Charitable trusts are irrevocable trusts that include both taxable and non-taxable beneficiaries. They are popular estate planning vehicles that can be structured to provide the grantor with flexible planning options.

There are two basic types of charitable trusts: charitable remainder trusts and charitable lead trusts. In both instances, the grantor can contribute highly appreciated assets to fund the trust, avoid the capital gains tax on the sale of the assets, and receive an income tax deduction for a portion of the amount donated in the year of funding.

Charitable Remainder Trust (CRT):

A charitable remainder trust distributes income to the non-charitable beneficiary for life or a team of 20 years, then donates the remaining balance of the trust to designated charities. When utilized properly, a charitable remainder trust can greatly reduce the tax liability of an individual and their estate, leaving more of the grantor’s assets for generations to come. There are two main types of charitable remainder trusts:

  • Charitable Remainder Annuity Trust (CRAT) – A CRAT pays the grantor a fixed dollar amount annually determined when the trust is established. The grantor cannot make additions to a CRAT.
  • Charitable Remainder UniTrust (CRUT) – A CRUT pays the grantor a fixed percentage of the trust’s value annually compounded at the start of each year. The grantor can make additions to the CRUT.
    • NIMCRUT: A popular variation of the CRUT provides for the distribution of a set percentage of net income with right of make-up, known as NIMCRUT. It is very flexible since income can be deferred for years and then paid out as needed, similar to a retirement plan, but without the IRS restrictions.

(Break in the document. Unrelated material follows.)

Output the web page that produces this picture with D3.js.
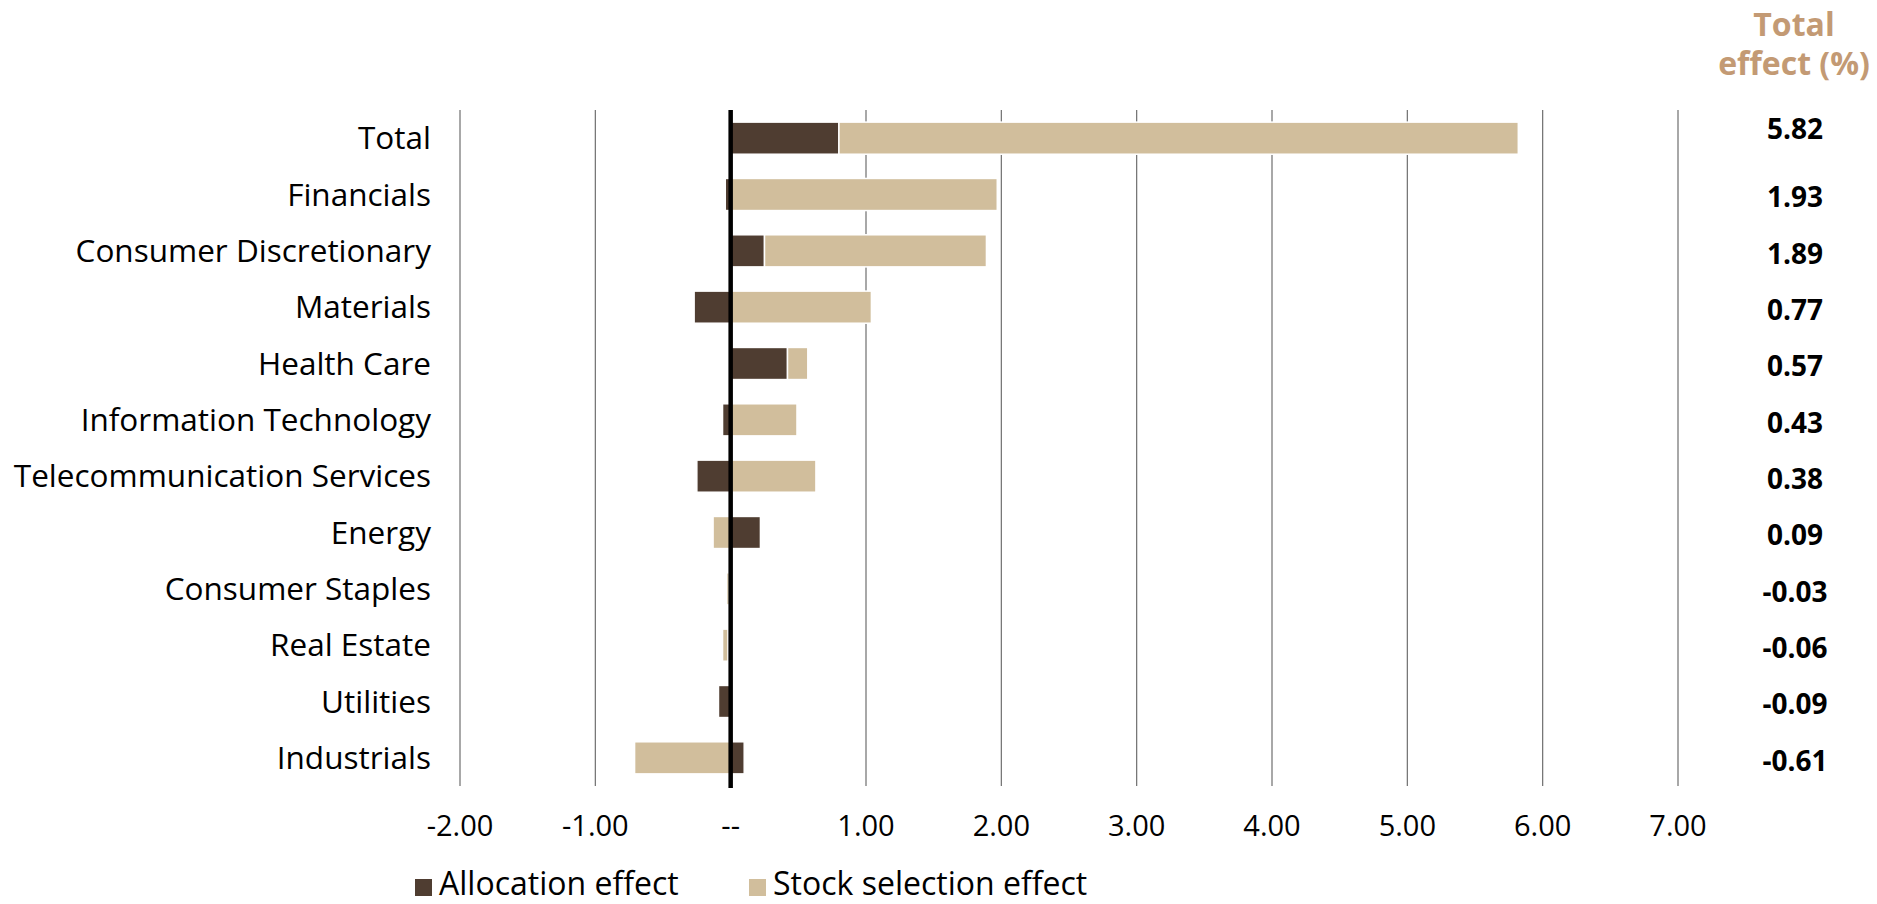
<!DOCTYPE html>
<html>
<head>
<meta charset="utf-8">
<script src="https://cdn.jsdelivr.net/npm/d3@7/dist/d3.min.js"></script>
<style>
  html, body { margin: 0; padding: 0; background: #fff; }
  svg { display: block; font-family: "Open Sans", "Noto Sans", sans-serif; }
</style>
</head>
<body>
<svg id="chart" width="1877" height="904"></svg>
<script>
// Sector attribution: allocation and stock selection effects (%)
const categories = [
  "Total", "Financials", "Consumer Discretionary", "Materials", "Health Care",
  "Information Technology", "Telecommunication Services", "Energy",
  "Consumer Staples", "Real Estate", "Utilities", "Industrials"
];
const allocationEffect = [0.80, -0.04, 0.25, -0.27, 0.42, -0.06, -0.25, 0.22, -0.01, -0.02, -0.09, 0.10];
const selectionEffect  = [5.02, 1.97, 1.64, 1.04, 0.15, 0.49, 0.63, -0.13, -0.02, -0.04, 0.00, -0.71];
const totalEffect      = [5.82, 1.93, 1.89, 0.77, 0.57, 0.43, 0.38, 0.09, -0.03, -0.06, -0.09, -0.61];
const xTicks = [-2, -1, 0, 1, 2, 3, 4, 5, 6, 7];
const seriesNames = ["Allocation effect", "Stock selection effect"];
const seriesColors = ["#4f3d31", "#d1be9c"];

const svg = d3.select("#chart");

const x = d3.scaleLinear().domain([-2, 7]).range([460, 1678]);
const y = d3.scaleBand().domain(categories).range([110, 786])
  .paddingInner(0.43).paddingOuter(0.215);

const rows = categories.map((c, i) => ({
  category: c,
  alloc: allocationEffect[i],
  select: selectionEffect[i]
}));
const stacked = d3.stack()
  .keys(["alloc", "select"])
  .offset(d3.stackOffsetDiverging)(rows);

// two-decimal format with a plain hyphen for negatives
const fmt = v => d3.format(".2f")(v).replace("\u2212", "-");

// vertical gridlines
svg.append("g").selectAll("line")
  .data(xTicks.filter(t => t !== 0))
  .join("line")
  .attr("x1", d => x(d)).attr("x2", d => x(d))
  .attr("y1", 110).attr("y2", 786)
  .attr("stroke", "#6e6e6e").attr("stroke-width", 1.2);

// stacked bars
svg.append("g").selectAll("g")
  .data(stacked)
  .join("g")
  .attr("fill", (d, i) => seriesColors[i])
  .selectAll("rect")
  .data(d => d)
  .join("rect")
  .attr("x", d => x(Math.min(d[0], d[1])))
  .attr("width", d => Math.abs(x(d[1]) - x(d[0])))
  .attr("y", d => y(d.data.category))
  .attr("height", y.bandwidth())
  .attr("stroke", "#fff")
  .attr("stroke-width", 1.5);

// zero line
svg.append("line")
  .attr("x1", x(0)).attr("x2", x(0))
  .attr("y1", 110).attr("y2", 788)
  .attr("stroke", "#000").attr("stroke-width", 4.5);

// category labels
svg.append("g").selectAll("text")
  .data(categories)
  .join("text")
  .attr("x", 431)
  .attr("y", d => y(d) + y.bandwidth() / 2)
  .attr("dy", "0.35em")
  .attr("text-anchor", "end")
  .attr("font-size", 31.5)
  .attr("fill", "#000")
  .text(d => d);

// x tick labels
svg.append("g").selectAll("text")
  .data(xTicks)
  .join("text")
  .attr("x", d => x(d))
  .attr("y", 836)
  .attr("text-anchor", "middle")
  .attr("font-size", 29)
  .attr("fill", "#000")
  .text(d => d === 0 ? "--" : fmt(d));

// total effect column header
const header = ["Total", "effect (%)"];
svg.append("g").selectAll("text")
  .data(header)
  .join("text")
  .attr("x", 1794)
  .attr("y", (d, i) => 36 + i * 39)
  .attr("text-anchor", "middle")
  .attr("font-size", 32)
  .attr("font-weight", 700)
  .attr("fill", "#c39a74")
  .text(d => d);

// total effect values
svg.append("g").selectAll("text")
  .data(totalEffect)
  .join("text")
  .attr("x", 1795)
  .attr("y", (d, i) => y(categories[i]) + y.bandwidth() / 2 + (i === 0 ? -9 : 3))
  .attr("dy", "0.35em")
  .attr("text-anchor", "middle")
  .attr("font-size", 28)
  .attr("font-weight", 700)
  .attr("fill", "#000")
  .text(d => fmt(d));

// legend
const legend = svg.append("g");
const legendX = [415, 749];
seriesNames.forEach((name, i) => {
  legend.append("rect")
    .attr("x", legendX[i]).attr("y", 879)
    .attr("width", 17).attr("height", 17)
    .attr("fill", seriesColors[i]);
  legend.append("text")
    .attr("x", legendX[i] + 24).attr("y", 895)
    .attr("font-size", 32)
    .attr("fill", "#000")
    .text(name);
});
</script>
</body>
</html>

Charitable Lead Trust (CLT):

A CLT distributes a portion of the trust’s income to the charitable beneficiary for a specified period of years or designated lifetime after which the balance is distributed to non-charitable beneficiaries, either back to the grantor or the grantor’s heirs. They can be set up to provide an annuity or unitrust payment, similar to CRTs. CLTs are useful planning tools for grantors who are not concerned with receiving current income from donated assets and are more interested in removing assets from their taxable estate.